I’ve always wanted to have my own studio where I can make movies the way I want to make movies. But the barrier has always been distribution. To get it to the theaters, you have to sell it to a distributor who often wants to change things. Or they’re going to test it. But then I saw what Damien Leone did with Terrifier 3 and Iconic Events. Okay, we’re at a point where he can spend $2 million making the movie and half a million in advertising. I understand that it was years of buildup and good will, but it showed me that the audience is there. If you can reach horror fans, you don’t need to spend $20 million in advertising. That’s all you need to go after.
And they prefer it when your film’s unrated. They don’t want the R-rated stuff. They’ve grown up with enough horror that everyone’s in on the joke that it’s all fake. They love the gore and want as much insanity as possible. We said, what if we offer 10 percent of the company to the public? What if you’re a horror fan and you can spend a hundred bucks and own shares in the company? It’s a cool idea. When the movie’s a hit, your investment goes up, and there are different ways to liquidate it. You’re buying into the intellectual property. This summer I’m going to shoot two or three movies back to back and put them out. I’m doing the horror movies I’ve always wanted to do—the ones people have said were too fucking crazy.

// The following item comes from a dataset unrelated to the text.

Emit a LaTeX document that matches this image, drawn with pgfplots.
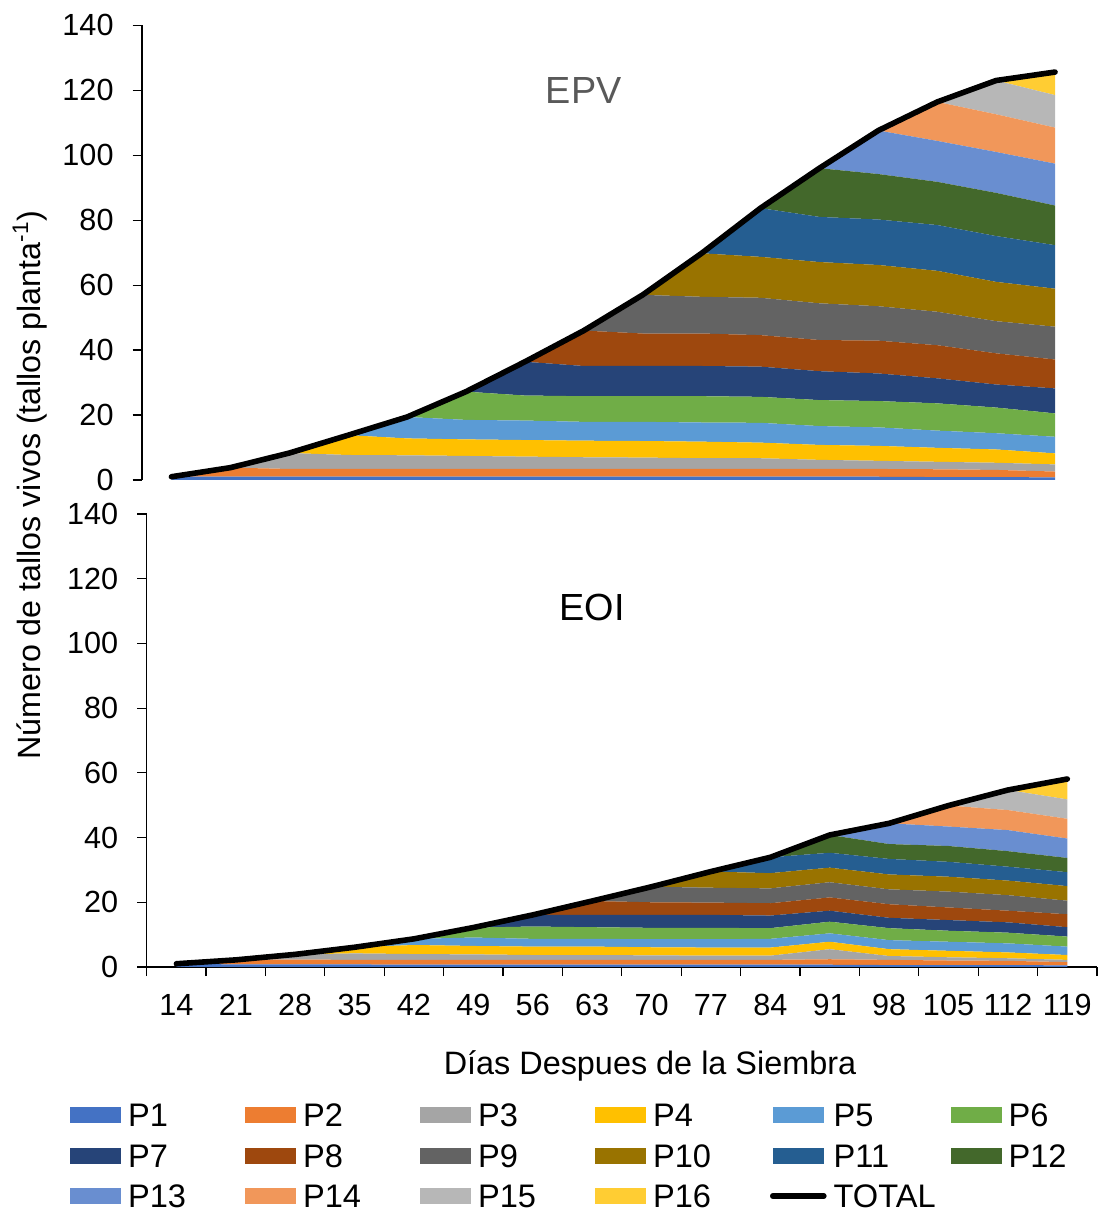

But it’s not just your own films, right?
Yeah. Ti West called me up and said, “Have you seen Joe Begos’ movie Jimmy and Stiggs?” It’s like a cocaine-fueled alien invasion movie. It played at Beyond Fest and brought the house down, but he hadn’t sold it to anyone because he was waiting for a better offer. I finally saw it and it’s great. Totally fucking crazy, like Evil Dead or Bad Taste. It sticks the landing on the last shot, which is the hardest thing to do in a horror film. So fuck it, let’s just make this our first release? We’re putting it into wide release unrated. If I saw this movie when I was 15, I would have walked out saying, “Best movie of the summer!” It’s unhinged, which is my favorite kind of movie. And we didn’t change a frame of it. I’m not tampering with perfection.